Tens of billions more pounds were wiped off the London Stock Exchange yesterday, in the wake of Lloyds Banking Group (LBG) reporting its HBOS subsidiary made a £10.8bn loss last year.
LBG added that 2008 profits at its Lloyds TSB business were down 80 per cent at £807m.
The group is 43 per cent owned by the taxpayer, has received £17bn in state aid so far and is in negotiations for £250bn more support via the government’s Assets Protection Scheme that has taxpayers insuring banks’ ‘toxic’ assets i.e. worthless paper.
The results dragged the price of shares in Lloyds Banking Group down 26 per cent.
Unite trade union joint general secretary Derek Simpson said: ‘The huge losses announced by Lloyds Banking Group further illustrate the dire straits in which the financial system finds itself.
‘More than ever, it is essential that the new Lloyds Banking Group retains and protects its hard working staff.’
LBG said it faced another ‘challenging year’ in 2009 with chief executive Eric Daniels, warning that more than £100m in cost savings had been identified and there would be some staffing reductions.
He added that most of those were expected to be achieved through natural turnover and voluntary retirement plans.
Meanwhile, as the row over its former chief executive’s £16bn pensions continued, shares in Royal Bank of Scotland were down 17 per cent a day after it reported losses of £24.1bn.
Prime minister Brown threatened to resort to legal action after former RBS boss Fred Goodwin said he had no intention of giving up his £650,000 a year pension, insisting that City Minister Lord Myners had approved the pension.
GMB general secretary Paul Kenny commented on reports that Myners knew of the additional payment of £8m bonus into Goodwin’s pension pot.
Kenny said: ‘If reports are true that Lord Myners agreed that Sir Fred Goodwin should get a bigger pension than he was legally entitled to, or even worse if he did not check what sort of pension he was going to get, he should go.’
l Figures out yesterday revealed the US economy shrank by a huge 6.2 per cent in the last three months of 2008, a far sharper fall than had previously been reported.

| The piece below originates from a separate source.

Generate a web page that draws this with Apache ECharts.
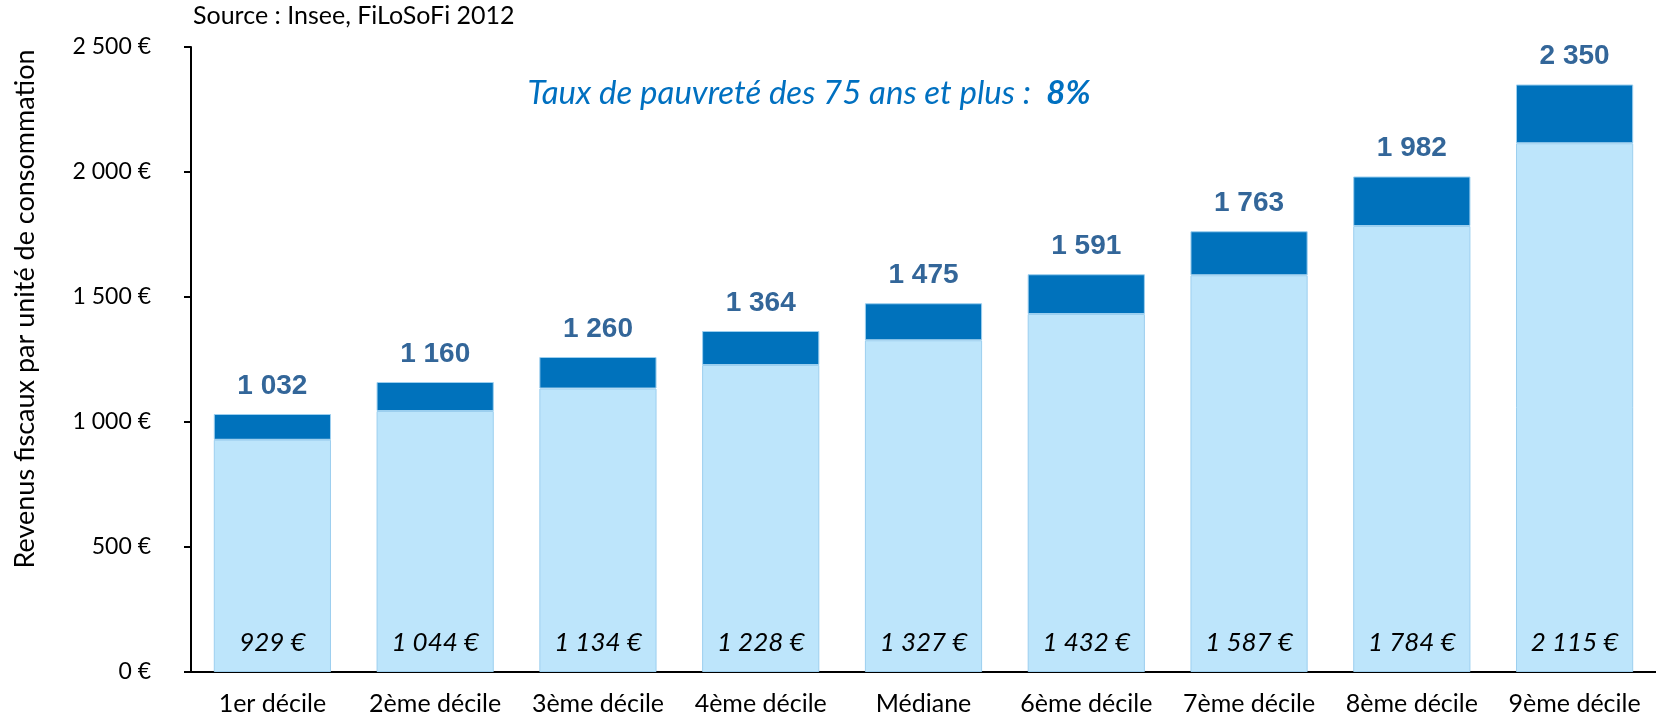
<!doctype html>
<html>
<head>
<meta charset="UTF-8">
<title>Revenus fiscaux par décile</title>
<script src="https://cdn.jsdelivr.net/npm/echarts@6/dist/echarts.min.js"></script>
<style>
  html, body { margin: 0; padding: 0; background: #fff; }
  #main { width: 1656px; height: 725px; }
</style>
</head>
<body>
<div id="main"></div>
<script>
var categories = ['1er décile', '2ème décile', '3ème décile', '4ème décile', 'Médiane',
                  '6ème décile', '7ème décile', '8ème décile', '9ème décile'];
// partie basse (valeur affichée en bas de la barre)
var lowerValues = [929, 1044, 1134, 1228, 1327, 1432, 1587, 1784, 2115];
// total (valeur affichée au-dessus)
var totalValues = [1032, 1160, 1260, 1364, 1475, 1591, 1763, 1982, 2350];
var yTicks = [0, 500, 1000, 1500, 2000, 2500];

var FONT = 'Lato';

function fmt(v) {
    return String(v).replace(/\B(?=(\d{3})+(?!\d))/g, ' ');
}

var topPart = totalValues.map(function (t, i) { return t - lowerValues[i]; });

var chart = echarts.init(document.getElementById('main'));
chart.setOption({
    animation: false,
    textStyle: { fontFamily: FONT },
    // le graphique d'origine est coupé à droite
    grid: { left: 191, right: -5, top: 47, bottom: 53 },
    xAxis: {
        type: 'category',
        data: categories,
        axisLine: { lineStyle: { color: '#000', width: 2 } },
        axisTick: { inside: true, length: 7, lineStyle: { color: '#000', width: 2 } },
        axisLabel: { color: '#000', fontSize: 25, fontFamily: FONT, margin: 19, interval: 0, hideOverlap: false }
    },
    yAxis: {
        type: 'value',
        min: yTicks[0],
        max: yTicks[yTicks.length - 1],
        interval: 500,
        splitLine: { show: false },
        axisLine: { show: true, lineStyle: { color: '#000', width: 2 } },
        axisTick: { show: true, length: 7, lineStyle: { color: '#000', width: 2 } },
        axisLabel: {
            color: '#000', fontSize: 23, fontFamily: FONT, margin: 40,
            formatter: function (v) { return fmt(v) + ' €'; }
        }
    },
    graphic: [
        {
            type: 'text', left: 193, top: 3,
            style: { text: 'Source : Insee, FiLoSoFi 2012', font: '25px ' + FONT, fill: '#000' }
        },
        {
            type: 'text', x: 25, y: 309, rotation: Math.PI / 2,
            style: {
                text: 'Revenus fiscaux par unité de consommation',
                font: '27px ' + FONT, fill: '#000', align: 'center', verticalAlign: 'middle'
            }
        },
        {
            type: 'text', x: 809, y: 93,
            style: {
                rich: {
                    a: { font: 'italic 33px ' + FONT, fill: '#0070C0' },
                    b: { font: 'italic bold 33px ' + FONT, fill: '#0070C0' }
                },
                text: '{a|Taux de pauvreté des 75 ans et plus :  }{b|8%}',
                align: 'center', verticalAlign: 'middle'
            }
        }
    ],
    series: [
        {
            type: 'bar',
            stack: 'rev',
            data: lowerValues,
            barWidth: '72%',
            itemStyle: { color: '#BDE5FB', borderColor: '#9CCFEF', borderWidth: 1 },
            label: {
                show: true, position: 'insideBottom', distance: 16,
                fontSize: 26, fontStyle: 'italic', fontFamily: FONT, color: '#000',
                formatter: function (p) { return fmt(p.value) + ' €'; }
            }
        },
        {
            type: 'bar',
            stack: 'rev',
            data: topPart,
            itemStyle: { color: '#0072BC', borderColor: '#9CCFEF', borderWidth: 1 },
            label: {
                show: true, position: 'top', distance: 14,
                fontSize: 28, fontWeight: 'bold', fontFamily: 'Liberation Sans', color: '#336699',
                formatter: function (p) { return fmt(totalValues[p.dataIndex]); }
            }
        }
    ]
});
</script>
</body>
</html>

A slump in exports and the biggest fall in consumer spending in 28 years (4.3 per cent down in the final quarter) dragged the GDP shrinkage figure down from the 3.8 per cent estimate given earlier.
Over the whole of 2008, the economy grew by 1.1 per cent the Commerce Department said, the slowest pace since 2001.
Exports fell at the sharpest rate since 1970 at an annual rate of 23.6 per cent, down from 19.7 per cent.
Meanwhile, Citigroup and the US Treasury have reached a deal that sees the government increase its stake in the ailing bank from eight per cent to 40 per cent.
Citi has already received $45bn in Treasury cash, as well as guarantees protecting it from the bulk of losses on $306bn of risky investments.
The latest agreement involves the government converting some of its preferred stock in Citi to common shares and is dependent on Citi raising extra private capital.